Without including the pictures, copy out every line below.

── Provided data

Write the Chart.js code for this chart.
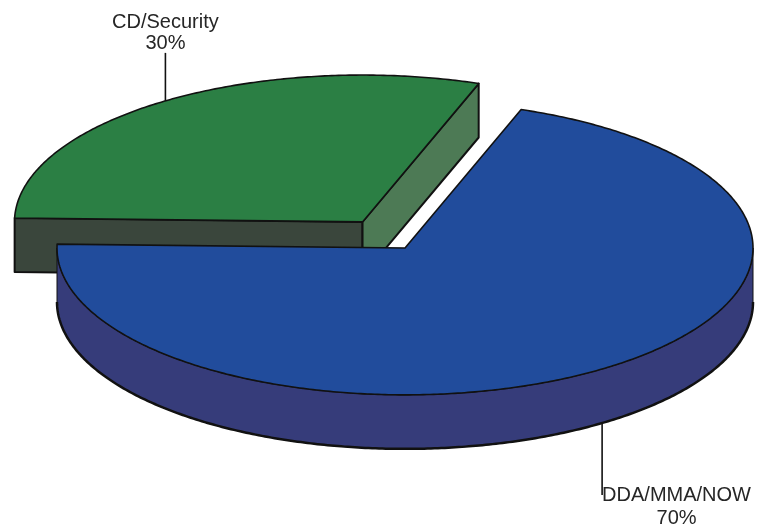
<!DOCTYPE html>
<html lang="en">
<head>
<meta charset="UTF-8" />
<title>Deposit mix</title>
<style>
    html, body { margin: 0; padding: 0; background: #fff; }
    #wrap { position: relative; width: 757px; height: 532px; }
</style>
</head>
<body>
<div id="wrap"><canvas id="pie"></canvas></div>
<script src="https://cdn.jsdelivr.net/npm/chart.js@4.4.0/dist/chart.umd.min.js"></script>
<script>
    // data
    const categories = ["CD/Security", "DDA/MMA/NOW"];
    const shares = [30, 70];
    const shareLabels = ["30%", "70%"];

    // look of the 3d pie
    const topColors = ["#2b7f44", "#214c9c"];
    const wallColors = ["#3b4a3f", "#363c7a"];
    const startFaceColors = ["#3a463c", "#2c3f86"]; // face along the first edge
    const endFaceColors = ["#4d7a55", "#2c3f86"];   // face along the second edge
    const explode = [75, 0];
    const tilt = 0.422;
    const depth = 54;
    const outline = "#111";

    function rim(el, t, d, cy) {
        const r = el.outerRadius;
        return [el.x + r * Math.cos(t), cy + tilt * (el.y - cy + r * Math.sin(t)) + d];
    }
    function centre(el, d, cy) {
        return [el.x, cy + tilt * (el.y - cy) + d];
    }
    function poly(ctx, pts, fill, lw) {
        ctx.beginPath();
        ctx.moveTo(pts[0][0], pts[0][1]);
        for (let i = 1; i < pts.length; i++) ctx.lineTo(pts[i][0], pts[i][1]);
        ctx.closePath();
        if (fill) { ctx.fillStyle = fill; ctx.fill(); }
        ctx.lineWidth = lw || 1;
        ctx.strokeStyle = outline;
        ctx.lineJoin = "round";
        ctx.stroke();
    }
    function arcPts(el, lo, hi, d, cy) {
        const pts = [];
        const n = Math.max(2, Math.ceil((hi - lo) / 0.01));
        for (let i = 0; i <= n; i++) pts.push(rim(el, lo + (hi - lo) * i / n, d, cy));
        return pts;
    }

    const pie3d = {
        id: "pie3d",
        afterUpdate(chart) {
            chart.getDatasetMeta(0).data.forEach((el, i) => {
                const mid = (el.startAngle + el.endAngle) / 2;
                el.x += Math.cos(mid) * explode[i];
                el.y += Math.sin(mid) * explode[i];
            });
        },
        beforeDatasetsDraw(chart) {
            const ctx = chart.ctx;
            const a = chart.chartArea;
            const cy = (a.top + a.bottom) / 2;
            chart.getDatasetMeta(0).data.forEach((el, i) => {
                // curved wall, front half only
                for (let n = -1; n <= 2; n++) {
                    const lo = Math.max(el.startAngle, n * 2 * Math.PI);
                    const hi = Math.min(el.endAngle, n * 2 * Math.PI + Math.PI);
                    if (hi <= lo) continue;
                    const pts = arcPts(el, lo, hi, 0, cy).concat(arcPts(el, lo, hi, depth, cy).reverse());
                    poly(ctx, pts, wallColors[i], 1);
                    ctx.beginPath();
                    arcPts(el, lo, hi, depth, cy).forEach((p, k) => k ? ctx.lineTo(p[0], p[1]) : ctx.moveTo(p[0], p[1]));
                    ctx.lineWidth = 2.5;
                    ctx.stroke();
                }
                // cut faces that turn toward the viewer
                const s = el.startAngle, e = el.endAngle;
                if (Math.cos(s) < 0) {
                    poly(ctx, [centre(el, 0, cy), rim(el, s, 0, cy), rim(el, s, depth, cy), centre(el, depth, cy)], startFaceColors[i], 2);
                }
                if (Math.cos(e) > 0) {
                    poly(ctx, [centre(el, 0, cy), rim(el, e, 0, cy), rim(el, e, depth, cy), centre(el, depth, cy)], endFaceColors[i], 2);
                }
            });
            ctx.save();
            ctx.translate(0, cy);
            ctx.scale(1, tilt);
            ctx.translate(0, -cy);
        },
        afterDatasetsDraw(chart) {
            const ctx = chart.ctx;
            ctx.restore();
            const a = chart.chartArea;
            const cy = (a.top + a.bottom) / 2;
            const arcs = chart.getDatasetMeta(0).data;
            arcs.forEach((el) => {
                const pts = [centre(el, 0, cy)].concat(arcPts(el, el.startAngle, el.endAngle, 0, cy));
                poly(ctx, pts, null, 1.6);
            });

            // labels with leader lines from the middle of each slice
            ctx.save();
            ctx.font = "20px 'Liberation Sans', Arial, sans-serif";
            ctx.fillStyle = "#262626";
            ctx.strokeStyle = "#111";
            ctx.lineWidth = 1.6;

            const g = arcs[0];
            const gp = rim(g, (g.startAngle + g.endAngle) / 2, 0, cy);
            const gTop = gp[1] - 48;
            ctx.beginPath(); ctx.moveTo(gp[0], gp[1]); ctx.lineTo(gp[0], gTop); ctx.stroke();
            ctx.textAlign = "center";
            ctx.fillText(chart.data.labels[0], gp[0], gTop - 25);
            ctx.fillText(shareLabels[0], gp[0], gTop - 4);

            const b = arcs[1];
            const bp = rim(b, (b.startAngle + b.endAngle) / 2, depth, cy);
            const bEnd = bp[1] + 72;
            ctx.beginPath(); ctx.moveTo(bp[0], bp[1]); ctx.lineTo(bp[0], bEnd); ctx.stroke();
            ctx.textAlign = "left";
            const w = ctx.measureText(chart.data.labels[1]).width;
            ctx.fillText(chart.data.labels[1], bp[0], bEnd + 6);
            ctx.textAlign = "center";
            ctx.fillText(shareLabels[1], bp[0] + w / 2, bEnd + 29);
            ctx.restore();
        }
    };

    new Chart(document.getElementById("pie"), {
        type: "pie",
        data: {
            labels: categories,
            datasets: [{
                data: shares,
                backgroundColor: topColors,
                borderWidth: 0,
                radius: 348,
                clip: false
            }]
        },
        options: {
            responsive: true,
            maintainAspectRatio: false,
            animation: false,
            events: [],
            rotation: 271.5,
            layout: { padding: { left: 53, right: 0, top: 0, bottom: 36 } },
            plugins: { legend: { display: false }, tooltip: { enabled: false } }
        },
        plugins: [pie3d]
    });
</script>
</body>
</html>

────

Response to this exercise
Write the Chart.js code for this chart.
<!DOCTYPE html>
<html lang="en">
<head>
<meta charset="UTF-8" />
<title>Deposit mix</title>
<style>
    html, body { margin: 0; padding: 0; background: #fff; }
    #wrap { position: relative; width: 757px; height: 532px; }
</style>
</head>
<body>
<div id="wrap"><canvas id="pie"></canvas></div>
<script src="https://cdn.jsdelivr.net/npm/chart.js@4.4.0/dist/chart.umd.min.js"></script>
<script>
    // data
    const categories = ["CD/Security", "DDA/MMA/NOW"];
    const shares = [30, 70];
    const shareLabels = ["30%", "70%"];

    // look of the 3d pie
    const topColors = ["#2b7f44", "#214c9c"];
    const wallColors = ["#3b4a3f", "#363c7a"];
    const startFaceColors = ["#3a463c", "#2c3f86"]; // face along the first edge
    const endFaceColors = ["#4d7a55", "#2c3f86"];   // face along the second edge
    const explode = [75, 0];
    const tilt = 0.422;
    const depth = 54;
    const outline = "#111";

    function rim(el, t, d, cy) {
        const r = el.outerRadius;
        return [el.x + r * Math.cos(t), cy + tilt * (el.y - cy + r * Math.sin(t)) + d];
    }
    function centre(el, d, cy) {
        return [el.x, cy + tilt * (el.y - cy) + d];
    }
    function poly(ctx, pts, fill, lw) {
        ctx.beginPath();
        ctx.moveTo(pts[0][0], pts[0][1]);
        for (let i = 1; i < pts.length; i++) ctx.lineTo(pts[i][0], pts[i][1]);
        ctx.closePath();
        if (fill) { ctx.fillStyle = fill; ctx.fill(); }
        ctx.lineWidth = lw || 1;
        ctx.strokeStyle = outline;
        ctx.lineJoin = "round";
        ctx.stroke();
    }
    function arcPts(el, lo, hi, d, cy) {
        const pts = [];
        const n = Math.max(2, Math.ceil((hi - lo) / 0.01));
        for (let i = 0; i <= n; i++) pts.push(rim(el, lo + (hi - lo) * i / n, d, cy));
        return pts;
    }

    const pie3d = {
        id: "pie3d",
        afterUpdate(chart) {
            chart.getDatasetMeta(0).data.forEach((el, i) => {
                const mid = (el.startAngle + el.endAngle) / 2;
                el.x += Math.cos(mid) * explode[i];
                el.y += Math.sin(mid) * explode[i];
            });
        },
        beforeDatasetsDraw(chart) {
            const ctx = chart.ctx;
            const a = chart.chartArea;
            const cy = (a.top + a.bottom) / 2;
            chart.getDatasetMeta(0).data.forEach((el, i) => {
                // curved wall, front half only
                for (let n = -1; n <= 2; n++) {
                    const lo = Math.max(el.startAngle, n * 2 * Math.PI);
                    const hi = Math.min(el.endAngle, n * 2 * Math.PI + Math.PI);
                    if (hi <= lo) continue;
                    const pts = arcPts(el, lo, hi, 0, cy).concat(arcPts(el, lo, hi, depth, cy).reverse());
                    poly(ctx, pts, wallColors[i], 1);
                    ctx.beginPath();
                    arcPts(el, lo, hi, depth, cy).forEach((p, k) => k ? ctx.lineTo(p[0], p[1]) : ctx.moveTo(p[0], p[1]));
                    ctx.lineWidth = 2.5;
                    ctx.stroke();
                }
                // cut faces that turn toward the viewer
                const s = el.startAngle, e = el.endAngle;
                if (Math.cos(s) < 0) {
                    poly(ctx, [centre(el, 0, cy), rim(el, s, 0, cy), rim(el, s, depth, cy), centre(el, depth, cy)], startFaceColors[i], 2);
                }
                if (Math.cos(e) > 0) {
                    poly(ctx, [centre(el, 0, cy), rim(el, e, 0, cy), rim(el, e, depth, cy), centre(el, depth, cy)], endFaceColors[i], 2);
                }
            });
            ctx.save();
            ctx.translate(0, cy);
            ctx.scale(1, tilt);
            ctx.translate(0, -cy);
        },
        afterDatasetsDraw(chart) {
            const ctx = chart.ctx;
            ctx.restore();
            const a = chart.chartArea;
            const cy = (a.top + a.bottom) / 2;
            const arcs = chart.getDatasetMeta(0).data;
            arcs.forEach((el) => {
                const pts = [centre(el, 0, cy)].concat(arcPts(el, el.startAngle, el.endAngle, 0, cy));
                poly(ctx, pts, null, 1.6);
            });

            // labels with leader lines from the middle of each slice
            ctx.save();
            ctx.font = "20px 'Liberation Sans', Arial, sans-serif";
            ctx.fillStyle = "#262626";
            ctx.strokeStyle = "#111";
            ctx.lineWidth = 1.6;

            const g = arcs[0];
            const gp = rim(g, (g.startAngle + g.endAngle) / 2, 0, cy);
            const gTop = gp[1] - 48;
            ctx.beginPath(); ctx.moveTo(gp[0], gp[1]); ctx.lineTo(gp[0], gTop); ctx.stroke();
            ctx.textAlign = "center";
            ctx.fillText(chart.data.labels[0], gp[0], gTop - 25);
            ctx.fillText(shareLabels[0], gp[0], gTop - 4);

            const b = arcs[1];
            const bp = rim(b, (b.startAngle + b.endAngle) / 2, depth, cy);
            const bEnd = bp[1] + 72;
            ctx.beginPath(); ctx.moveTo(bp[0], bp[1]); ctx.lineTo(bp[0], bEnd); ctx.stroke();
            ctx.textAlign = "left";
            const w = ctx.measureText(chart.data.labels[1]).width;
            ctx.fillText(chart.data.labels[1], bp[0], bEnd + 6);
            ctx.textAlign = "center";
            ctx.fillText(shareLabels[1], bp[0] + w / 2, bEnd + 29);
            ctx.restore();
        }
    };

    new Chart(document.getElementById("pie"), {
        type: "pie",
        data: {
            labels: categories,
            datasets: [{
                data: shares,
                backgroundColor: topColors,
                borderWidth: 0,
                radius: 348,
                clip: false
            }]
        },
        options: {
            responsive: true,
            maintainAspectRatio: false,
            animation: false,
            events: [],
            rotation: 271.5,
            layout: { padding: { left: 53, right: 0, top: 0, bottom: 36 } },
            plugins: { legend: { display: false }, tooltip: { enabled: false } }
        },
        plugins: [pie3d]
    });
</script>
</body>
</html>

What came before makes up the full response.